A topic response in turn consists of

  1. Topic name (2 bytes for string length + size of string)
  2. Array of partition responses (4 bytes for array length + size of data in array).

A partition response then has

  1. Partition ID (4 bytes)
  2. Error code (2 bytes)
  3. High watermark (8 bytes)
  4. Last stable offset (8 bytes)
  5. Log start offset (8 bytes)
  6. Array of aborted transactions (4 bytes for array length + data in array)
  7. Record set.

All this can be found in the FetchResponse.java file. A record set in turn consists of record batches, which contain records. I’m not gonna list all that comprises a record batch (you can see it here). Suffice it to say that the overhead is 61 bytes. Finally, the size of a single record in the batch is a little trickier because it uses varint and varlong fields. It contains

  1. Body size (1-5 bytes)
  2. Attributes (1 byte)
  3. Timestamp delta (1-10 bytes)
  4. Offset delta (1-5 bytes)
  5. Key byte array (1-5 bytes + key data size)
  6. Value byte array (1-5 bytes + value data size)
  7. Headers (1-5 bytes + headers data size).

The source code for this is here. As you can see, you cannot simply divide 292 bytes by two to get the record size because some of the overhead is constant and independent of the number of records.
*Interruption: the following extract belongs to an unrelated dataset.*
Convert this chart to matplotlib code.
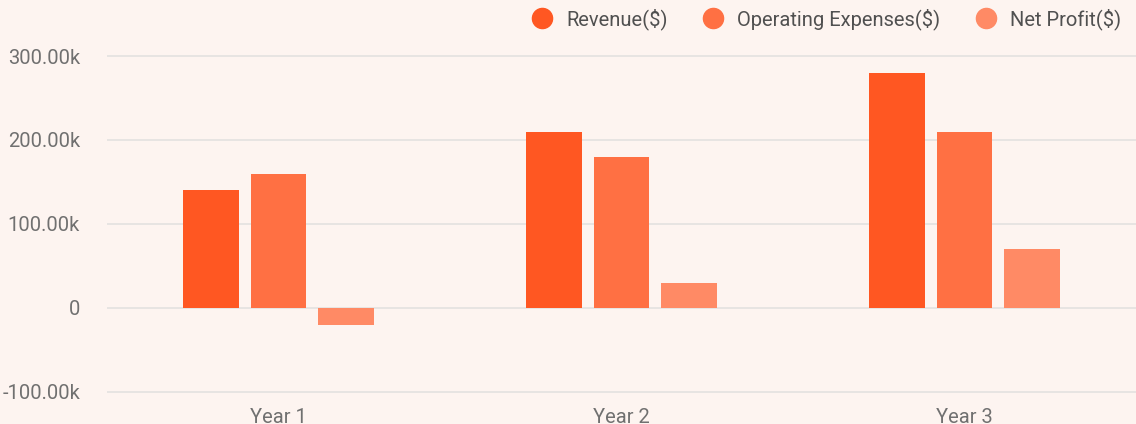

What’s even worse is that records don’t have constant size, even if their keys and values (and headers) do because the timestamp and offset are stored as differences from the batch timestamp and offset, using a variable length data type. Moreover, this is just the situation for the most recent protocol versions at the point of writing this. For older versions, the answer is going to be different again and who knows what’s gonna happen in future versions.